Government to relax top 250 uni rule for scholars this year
BANDAR SERI BEGAWAN
THE Ministry of Education’s (MoE) Scholarship Section will be giving “special consideration” to prospective scholars this year who have already applied to study at universities that are not among the top 250 universities in a global ranking system.
Head of Scholarship Section Hj Ibrahim Hj Bagol disclosed this during a scholarship briefing session for students and parents at Paduka Seri Begawan Sultan Science College yesterday.
Last month, MoE officials announced that a scholarship applicant’s intended education institution must now be ranked in either the QS World University Rankings, Times Higher Education World University Rankings, or the Shanghai Jiao Tong University Rankings systems.
Special consideration will be given this year, however, because some scholarship applicants have already applied to study at universities based in the United Kingdom (UK) before the MoE announced changes to their scholarship requirements, Hj Ibrahim said.
The said applicants are expected to commence undergraduate study in the September 2015/2016 academic session.
However, as with all government scholarships, Hj Ibrahim said scholarship applicants should not expect to be guaranteed a scholarship.
During the session, the department head also informed students and parents about the Education ministry’s basic scholarship requirements.
These include having to score 300 UCAS tariff points (without grades lower than Cs) or 32 International Baccalaureate (IB) Diploma points.
Applicants must also have at least a credit in Bahasa Melayu and English Language in their O-level examinations (or an English equivalent).
Hj Ibrahim also explained what students can expect when attending the multiple-mini interviews (MMI), which is held as part of the scholarship application process.
He also listed the undergraduate courses currently required by the country.
Meanwhile, Ministry of Defence (MinDef) officer Susie Haslinda @ Shazwana Humaira Na’asya Abdullah provided a briefing on MinDef’s scholarship requirements and the selection process, the latter she claimed will be “unbiased and transparent”.
Susie said the aptitude test component of the MinDef scholarship selection process, which accounts for 25 per cent of the process, is evaluated or marked in Singapore and not in-country, to avoid suspicions of favouritism.
“We are also transparent in the sense that we will provide applicants who fail to get a MinDef scholarship with feedback, so that such applicants will be able to see for themselves the areas where they can improve,” she said.

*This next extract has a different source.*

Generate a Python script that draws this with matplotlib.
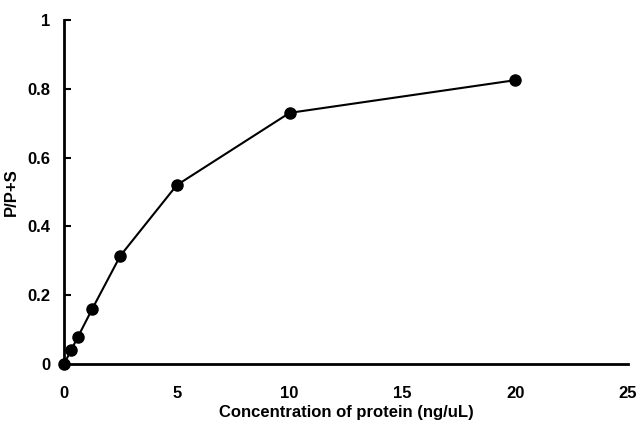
import matplotlib
matplotlib.use("Agg")
import matplotlib.pyplot as plt

conc = [0, 0.3125, 0.625, 1.25, 2.5, 5, 10, 20]
ratio = [0.0, 0.04, 0.08, 0.16, 0.315, 0.52, 0.73, 0.825]

plt.rcParams['font.family'] = ['Liberation Sans', 'DejaVu Sans']

fig = plt.figure(figsize=(6.4, 4.44), dpi=100)
ax = fig.add_axes([0.1, 0.18, 0.881, 0.775])

ax.plot(conc, ratio, color='black', marker='o', markersize=8, linewidth=1.5, clip_on=False, zorder=3)

ax.set_xlim(0, 25)
ax.set_ylim(0, 1)
ax.set_xticks([0, 5, 10, 15, 20, 25])
ax.set_yticks([0, 0.2, 0.4, 0.6, 0.8, 1])
ax.set_yticklabels(['0', '0.2', '0.4', '0.6', '0.8', '1'])

for s in ['top', 'right']:
    ax.spines[s].set_visible(False)
for s in ['left', 'bottom']:
    ax.spines[s].set_linewidth(2)

ax.tick_params(axis='y', direction='in', length=5, width=1.5, labelsize=12, pad=10)
ax.tick_params(axis='x', direction='in', length=0, labelsize=12, pad=16)
for lab in ax.get_xticklabels() + ax.get_yticklabels():
    lab.set_fontweight('bold')

ax.set_xlabel("Concentration of protein (ng/uL)", fontsize=12, fontweight='bold', labelpad=3)
ax.set_ylabel("P/P+S", fontsize=12, fontweight='bold', labelpad=6)

fig.savefig("out.png", dpi=100)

Among the eligibility criteria for the MinDef scholarships include Bruneian citizenship (with yellow identity cards), strong interest in a career with MinDef or the Royal Brunei Armed Forces (RBAF), excellent records of curricular activities (CCAs) and leadership potential.
Susie also emphasised that MinDef is currently particularly interested in students who intend to study dentistry, medicine, law, mechatronic engineering (robotics), IT forensics, IT engineering and naval architecture.
The scholarship briefing session was organised by the Science College Careers Centre in collaboration with the school’s Parent-Teacher Association.